A/N: This'll be a serious of quick little drabbles about dealing with pain and grief and such on the Enterprise where you have so few people to turn to. This series was probably started to allow later Dr. Springer some screen time without being seen from Bones' perspective and some real insight into how she goes about her job. This first one isn't with her, but it does go along the same themes as the rest of them will. And also I realized I didn't really have anything with Uhura in it being her sweet little self. This is mostly inspired by Nichelle Nichols' version, but is really supposed to be Zoe Saldana's Uhura. Dur. Silly me. You don't have to have read any of my other fics to get this series, I think, but all my stories are in the same timeline unless I say otherwise.

I don't own Star Trek, only Dr. Springer.


Bogeys and Shoulders


Scotty had prided himself on the fact that he had never had a full-on mental breakdown, well, at least not in a public place. When he was a child he had rarely witnessed anyone crying let alone wracked with grief. Maybe it was this upbringing that made him sure that crying was the most private thing in the world. If he so much as shed a single tear he felt like he needed to leave the room instantly. But this all went to hell in the mess hall one day a week after he got the call that his mother had died.

He could actually feel the breakdown coming for days. It was like he was a pipe that was clogged, and more and more grief kept flowing in but his own pride kept it all bottled in and the pressure kept building up until the straw that broke the Scotsman's back landed and his tears exploded from his eyes into his mashed potatoes. The breaking point had been so close for a while, that as soon as Uhura started talked about her dad's visit to Giza to see the 'mummies' he couldn't hold it in any longer.
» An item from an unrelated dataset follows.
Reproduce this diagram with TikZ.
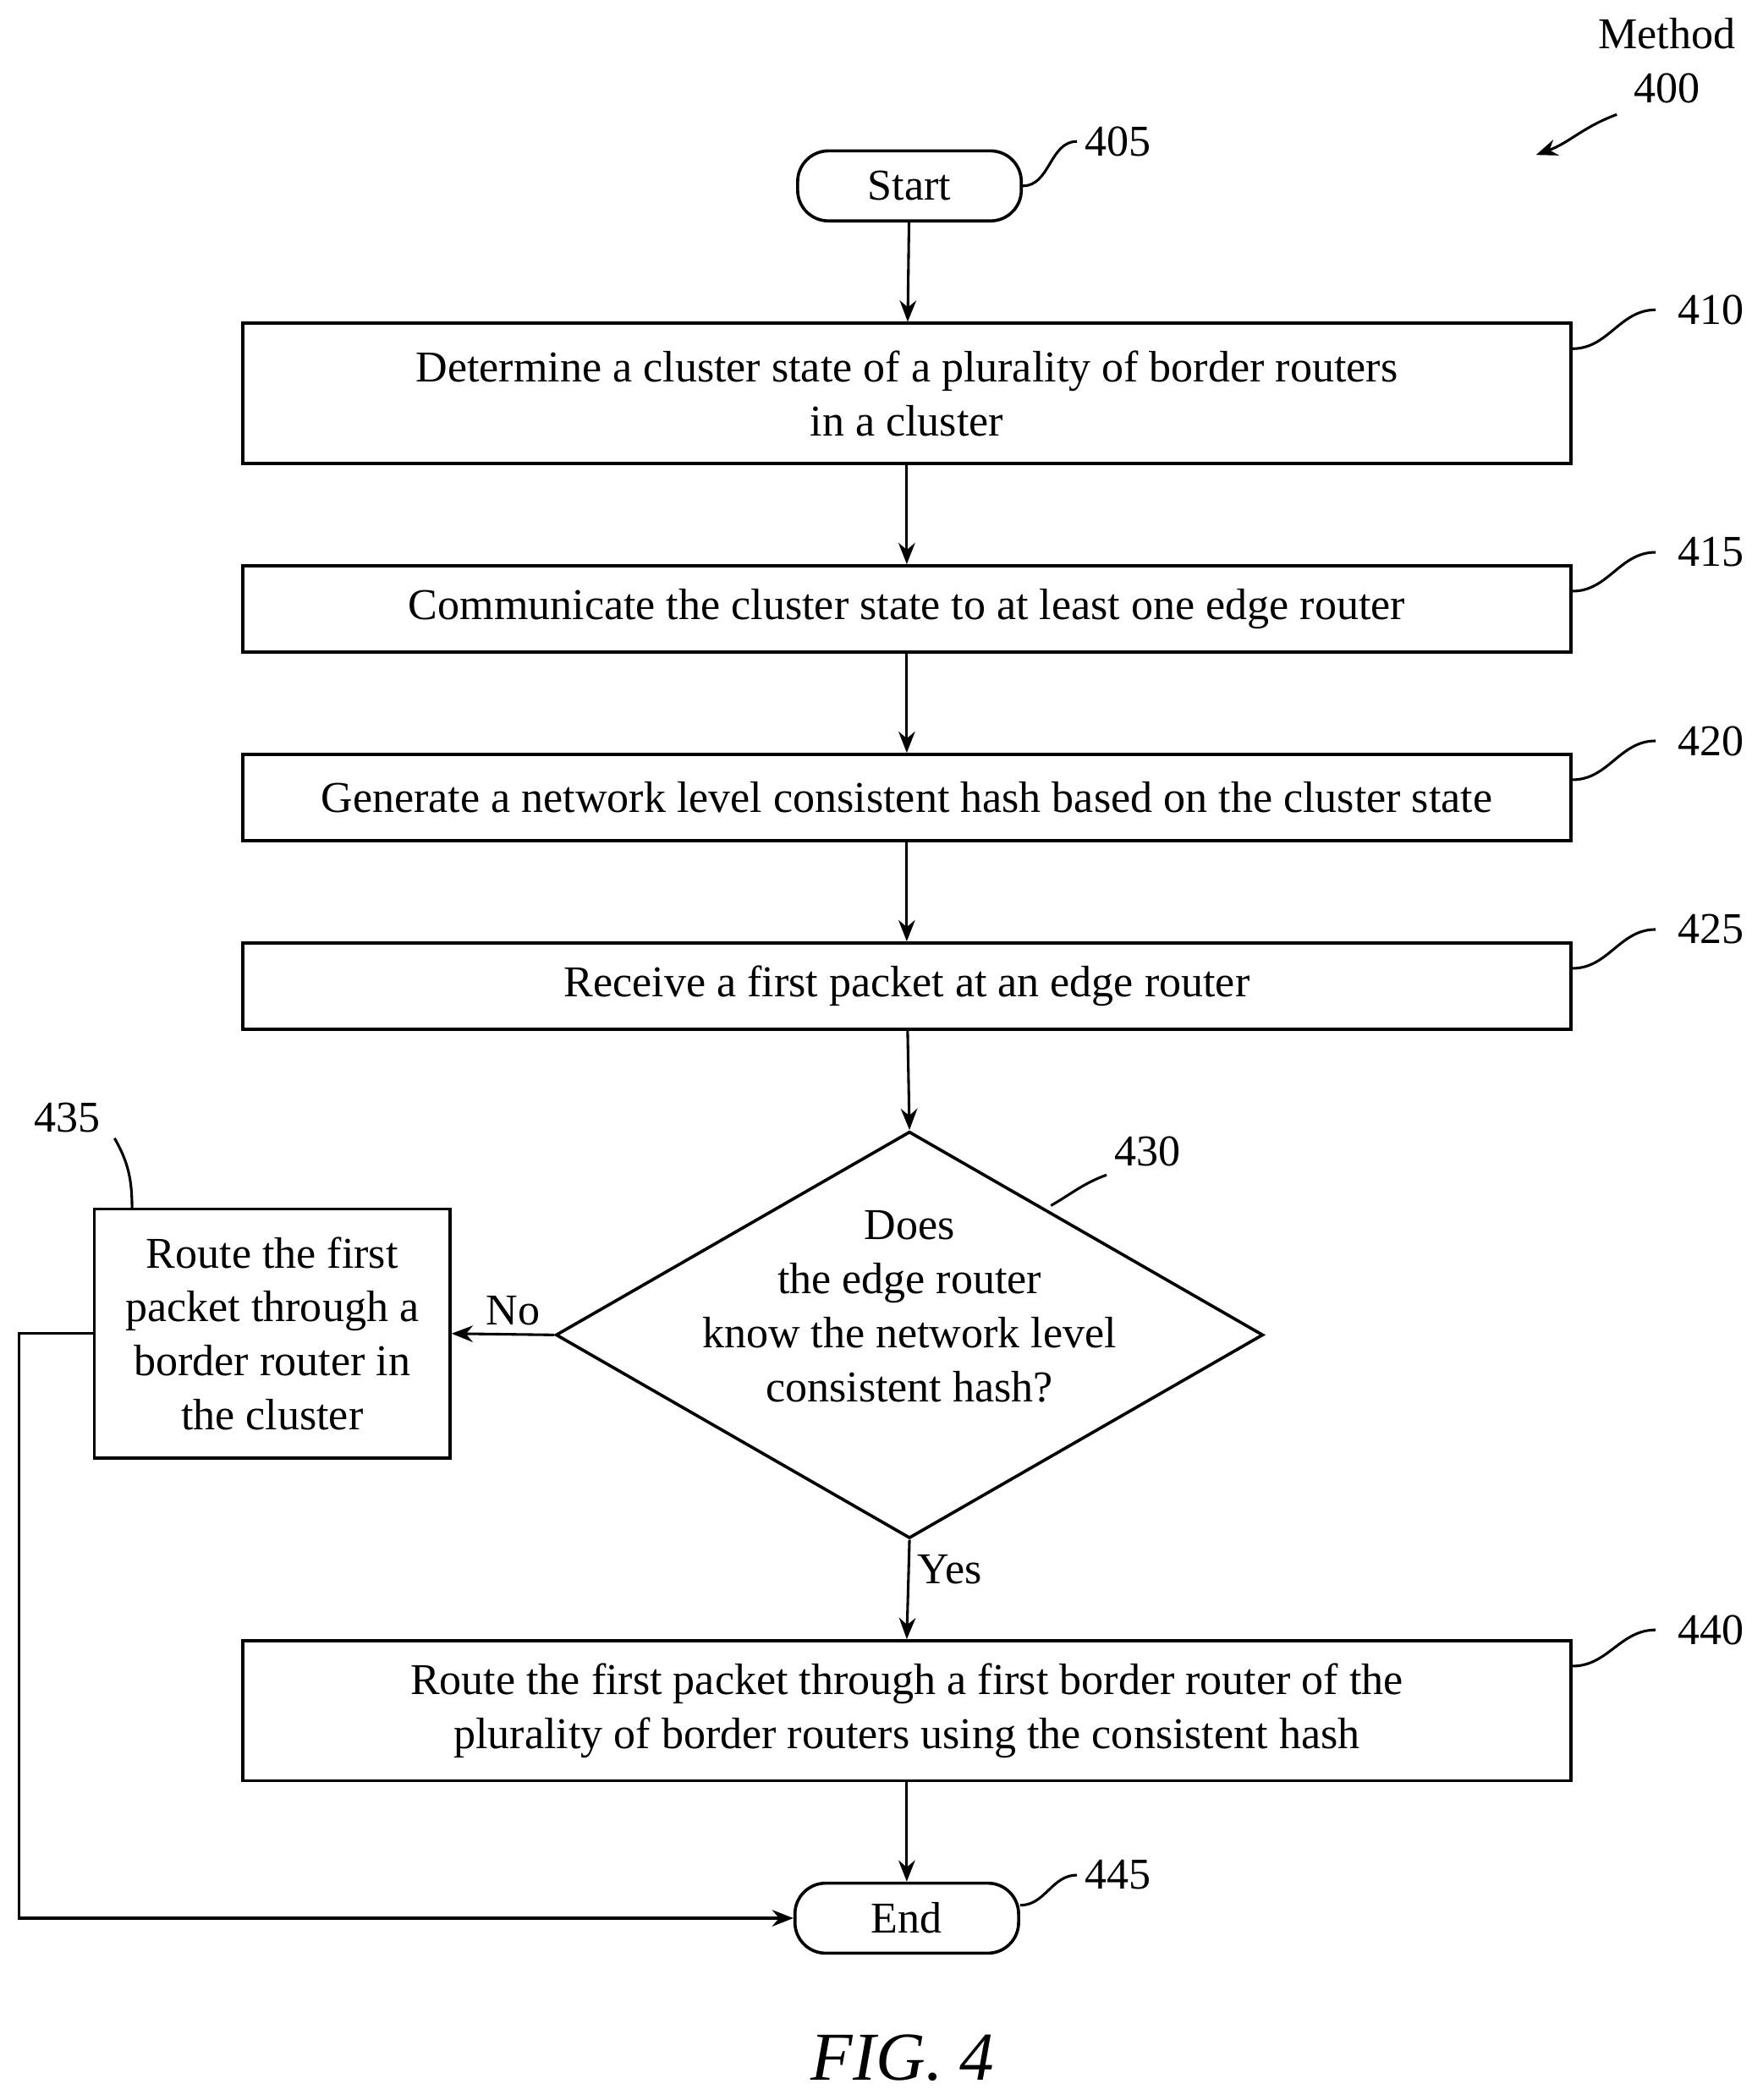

When it did come out his sobs were violent, loud and heard by everyone in the room.

All eyes were on him, and Nyota tried to calm him, but he could hardly hear her at all. He felt her hands on his back, gently rubbing to try and soothe him. Eventually even that faded away and all he felt were the tremors going through him like a 8.0 earthquake, all he heard was himself and he couldn't see a thing through the veil of tears streaming from his red, inflamed eyes. Within a few minutes he was taken away by the woman and they walked down the halls for a bit. He could tell that Uhura wanted to give him more than that, but didn't know how.

His tears stopped eventually, and soon after he managed to choke out words, "Thanks."

"It's alright," she whispered with a sweet smile. "Do you want to sit down?"

Mr. Scott nodded weakly, and in case she hadn't seen he did so twice, "Yes. Yes, that'd be... that'd be for th' best." The two of them sat against the wall on the cold, hard ground and both felt very grateful no one was walking by to be sure. "I dinnae know what came over me." The girl shrugged, but didn't seem convinced that this was just an unexpected phenomenon. In fact she seemed to know quite certainly that it wasn't.

He wondered if he was that transparent or if she was just smart.

"I guess I haven't been quite the same since... since me mum died."

"I'm sorry, Scotty." He felt her hand grab his. That was only mildly uncomfortable and awkward, and it was definitely sweet. "Do you want to talk about it, or would that be too painful?"

"I guess I should, eh? It's not good ta keep these things inside, right?"

"Probably not, hon, but it's your choice."

"I wanna talk about it," he decided finally, and supposed it was better than having to explode again in the near future. "Although... it did feel sorta good just ta get all of that crying out there."

"You should never keep a tear in, Scotty, purging yourself will usually make you feel better afterwards."

"I'll keep that in mind." He laughed a little, feeling silly that he never learned that. "I don't feel bad about me mum's passing in a sense that she ought'nt t've died, exactly. Her prognosis was a few years at th' most and that was a long time ago, y'see. I just... I feel like I shoulda been there with her to spend her last few moments, not way out here. I can hardly remember th' last thing I ever said ta her."

"You couldn't have known when she was going to pass on, and you were already enlisted in Starfleet when she was diagnosed weren't you?"

"Yes, but... I just... I feel like... I dinnae know what I feel anymore, and that's certainly not gonna help me, huh? Me paps always told me that psychology is like engineering. Figure out the problem and then ye can easily fix it. But I dinnae know what the problem is!"

"Not always true. Sometimes," Uhura started, "no ammount of talking or figuring can fix a problem. All you need is time and to let it all out. Sometimes just a good shoulder to cry on. I can't guarantee mine's the best to cry on, but it's always available."

"I dinnae want to get your sleeve covered in bogeys."

"Then you can have my metaphorical shoulder."

Scotty smiled and wiped the tears from his eyes and snot from his nose.

"And you can have me metaphorical bogeys."